Ce passage par des altitudes inhumaines a constitué, en quelque sorte, une préparation physique avant la reprise de la saison, comme les footballeurs qui font un stage à Tignes avant de redescendre à Lyon, ou ailleurs. Le bus, qui cahotait terriblement, n’évoluait lui aussi qu’à des hauteurs vertigineuses. Nous avons dépassé plusieurs fois les 6000 mètres d’altitude. Alors, dans ses conditions, mes vaisseaux sanguins étant mis à très rude épreuve, mon nez saigna abondamment. Dès la première heure de trajet, sur la ligne Daocheng-Kanding, après avoir fait des bonds de plus de cinquante centimètres de haut, je dus me fourrer des mouchoirs en papier dans la narine gauche, que je jetais par la fenêtre quand ils étaient imbibés de sang. Les Tibétains s’écartèrent, autour de moi, mi par respect, mi par dégoût.
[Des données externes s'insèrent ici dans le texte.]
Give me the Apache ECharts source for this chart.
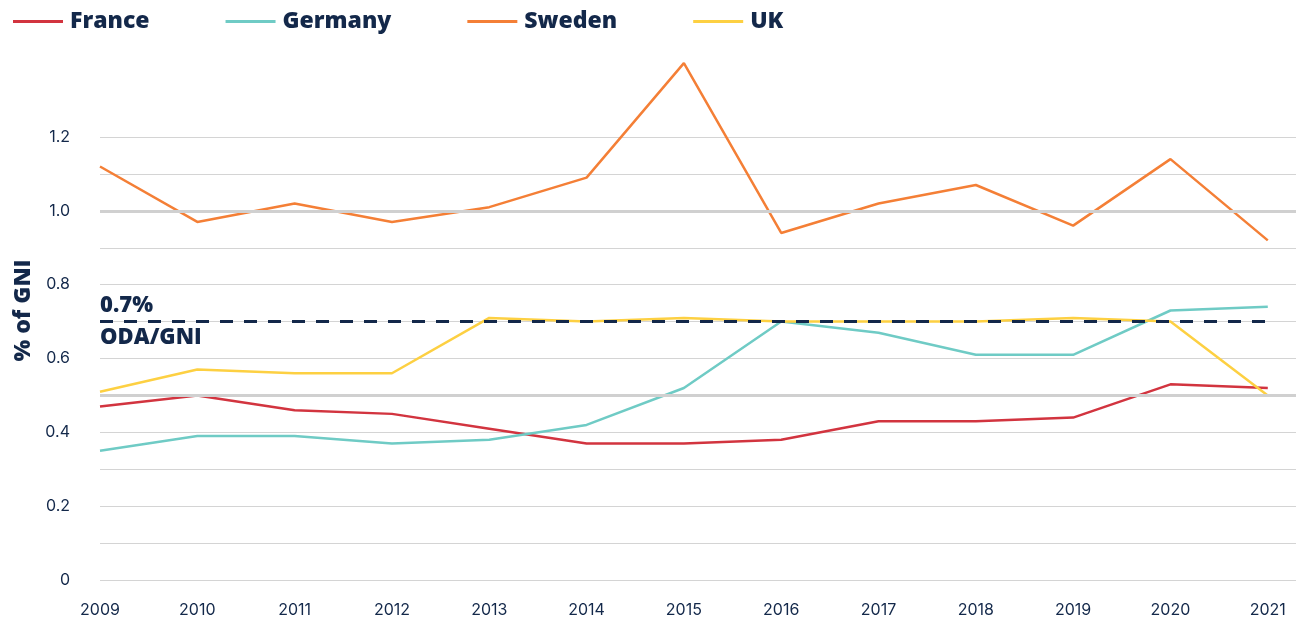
<!DOCTYPE html>
<html>
<head>
<meta charset="utf-8">
<script src="https://cdn.jsdelivr.net/npm/echarts@6/dist/echarts.min.js"></script>
<style>
  html, body { margin: 0; padding: 0; background: #ffffff; }
  #chart { width: 1301px; height: 624px; }
</style>
</head>
<body>
<div id="chart"></div>
<script>
// ODA as % of GNI, 2009–2021
const years = [2009, 2010, 2011, 2012, 2013, 2014, 2015, 2016, 2017, 2018, 2019, 2020, 2021];
const france  = [0.47, 0.50, 0.46, 0.45, 0.41, 0.37, 0.37, 0.38, 0.43, 0.43, 0.44, 0.53, 0.52];
const germany = [0.35, 0.39, 0.39, 0.37, 0.38, 0.42, 0.52, 0.70, 0.67, 0.61, 0.61, 0.73, 0.74];
const sweden  = [1.12, 0.97, 1.02, 0.97, 1.01, 1.09, 1.40, 0.94, 1.02, 1.07, 0.96, 1.14, 0.92];
const uk      = [0.51, 0.57, 0.56, 0.56, 0.71, 0.70, 0.71, 0.70, 0.70, 0.70, 0.71, 0.70, 0.50];
const seriesNames = ['France', 'Germany', 'Sweden', 'UK'];
const target = 0.7;
const targetLabels = ['0.7%', 'ODA/GNI'];
const emphasisLines = [0.5, 1.0];

const navy = '#13284a';
const colors = ['#d2343f', '#6fcbc5', '#f47f36', '#fdd042'];
const pairs = arr => arr.map((v, i) => [years[i], v]);
const boldFont = 'Open Sans';
const tickFont = 'Inter';

const chart = echarts.init(document.getElementById('chart'));

const lineSeries = [france, germany, sweden, uk].map((data, i) => ({
  name: seriesNames[i],
  type: 'line',
  data: pairs(data),
  symbol: 'none',
  clip: false,
  z: 3,
  lineStyle: { width: 2.5, color: colors[i] },
  itemStyle: { color: colors[i] }
}));

chart.setOption({
  animation: false,
  color: colors,
  grid: { left: 100, right: 5, top: 137, bottom: 44, outerBoundsMode: 'none' },
  legend: {
    left: 8,
    top: 5,
    itemWidth: 50,
    itemHeight: 3,
    itemGap: 76,
    icon: 'rect',
    data: seriesNames,
    textStyle: { color: navy, fontSize: 23, fontWeight: 800, fontFamily: boldFont, padding: [0, 0, 0, 2] }
  },
  xAxis: {
    type: 'value',
    min: years[0],
    max: years[years.length - 1] + 0.29,
    interval: 1,
    axisLine: { show: false },
    axisTick: { show: false },
    splitLine: { show: false },
    axisLabel: {
      margin: 22,
      color: navy,
      fontSize: 16,
      fontFamily: tickFont,
      showMaxLabel: false,
      formatter: v => Number.isInteger(v) ? String(v) : ''
    }
  },
  yAxis: {
    type: 'value',
    min: 0,
    max: 1.2,
    interval: 0.1,
    name: '% of GNI',
    nameLocation: 'middle',
    nameGap: 62,
    nameTextStyle: { color: navy, fontSize: 23, fontWeight: 800, fontFamily: boldFont, padding: [0, 0, 0, 96] },
    axisLine: { show: false },
    axisTick: { show: false },
    splitLine: { lineStyle: { color: '#d4d4d4', width: 1 } },
    axisLabel: {
      margin: 30,
      color: navy,
      fontSize: 16,
      fontFamily: tickFont,
      formatter: v => {
        const r = Math.round(v * 10);
        if (r % 2 !== 0) return '';
        return r === 0 ? '0' : (r / 10).toFixed(1);
      }
    }
  },
  series: [
    {
      // heavier reference lines at 0.5 and 1.0
      type: 'line',
      data: [],
      silent: true,
      z: 1,
      markLine: {
        silent: true,
        symbol: 'none',
        label: { show: false },
        lineStyle: { color: '#d0d0d0', width: 3, type: 'solid' },
        data: emphasisLines.map(v => ({ yAxis: v }))
      }
    },
    ...lineSeries,
    {
      // 0.7% ODA/GNI target
      type: 'line',
      data: [],
      silent: true,
      z: 4,
      markLine: {
        silent: true,
        symbol: 'none',
        label: { color: navy, fontSize: 22, fontWeight: 800, fontFamily: boldFont, padding: 0 },
        data: [
          [
            { coord: [years[0], target], lineStyle: { color: navy, width: 3, type: [13, 11] },
              label: { show: true, position: 'insideStartTop', formatter: targetLabels[0], distance: [0, 5] } },
            { coord: [years[years.length - 1] + 0.07, target] }
          ],
          [
            { coord: [years[0], target], lineStyle: { color: 'rgba(0,0,0,0)', width: 0 },
              label: { show: true, position: 'insideStartBottom', formatter: targetLabels[1], distance: [0, 5] } },
            { coord: [years[years.length - 1], target] }
          ]
        ]
      }
    }
  ]
});
</script>
</body>
</html>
A la pause déjeuner, je consultai une pharmacienne, dans un village à flanc de montagne d’une beauté à couper le souffle. La dame me fit pas mal attendre, elle téléphonait, parlait avec les passants, j’avais peur de voir le bus partir sans moi, ce qu’il avait déjà fait à une pause précédente pendant laquelle j’étais allé me rincer dans une rivière. Finalement, elle me tapissa la cavité nasale d’une pommade odorante qui brûlait les vaisseaux, et qui me permit de rentrer avec dignité dans le bus, sans effrayer les jeune filles.
Le soir, à Kanding, le sang coula encore. Je partis à « l’hôpital du peuple », où le docteur me fit une belle impression. Un petit homme jovial qui sortait lentement ses instruments, dont une pince passablement rouillée. A l’aide d’un miroir frontal, il regarda la cavité et y enfonça un matelas de mousse imbibé de je ne sais quel produit. Il me raccompagna à l’accueil pour acheter les médicaments et pour m’expliquer la posologie. Comme je n’étais toujours pas certain de comprendre, nous en vînmes, devant les infirmières souriantes, à faire des dessins sur l’ordonnance. Puis il me souhaita bon vent en me disant que la Chine et la France étaient des pays amis, et partit draguer les filles de l’accueil. On ne dira jamais assez combien Chirac nous rend populaire dans ce pays. Je ne voudrai pas être malade quand un Sarkozy sera Président, qui, pour se rapprocher des Etats-Unis, prendra ses distances avec la Chine, tant il est vrai que les Chinois identifient les ressortissants d’un pays avec son dirigeant.
Le lendemain, à Chengdu, capitale de la province du Sichuan, je me laissai tenter par une spécialité locale. Or, le Sichuan est connu dans la Chine entière pour sa cuisine épicée. Après une ou deux bouchées, mon nez et mes yeux ouvrèrent les vannes. Je ne m’arrêtai pas de manger pour autant, mais je retournai vers le stand pour commander une spécialité à la pastèque. Difficile de parler chinois quand sa bouche est inondée de larmes et de morve. Je demande au vendeur je veux ce truc à la pastèque avec de la glace. Le vendeur regarde son assistante, ils se marrent, ils me regardent. Ce truc, là, c’est ce que je veux. Ils se marrent. Alors un rire nerveux me prend et sous la secousse, le sang se remet à couler. Ils ne rient plus, ils contractent leur visage dans une grimace gênée, et moi de rire de plus belle. Le vendeur pointe une autre spécialité. Non, vénérable vendeur, écoute-moi bien, pour l’amour du ciel, ce truc glacé à la pastèque, à la pastèque, nom de Dieu. Ah, dit-il, je crois qu’il veut le truc à la pastèque, l’étranger.
C’est la dernière fois que j’ai vu mon sang, lors de ce voyage.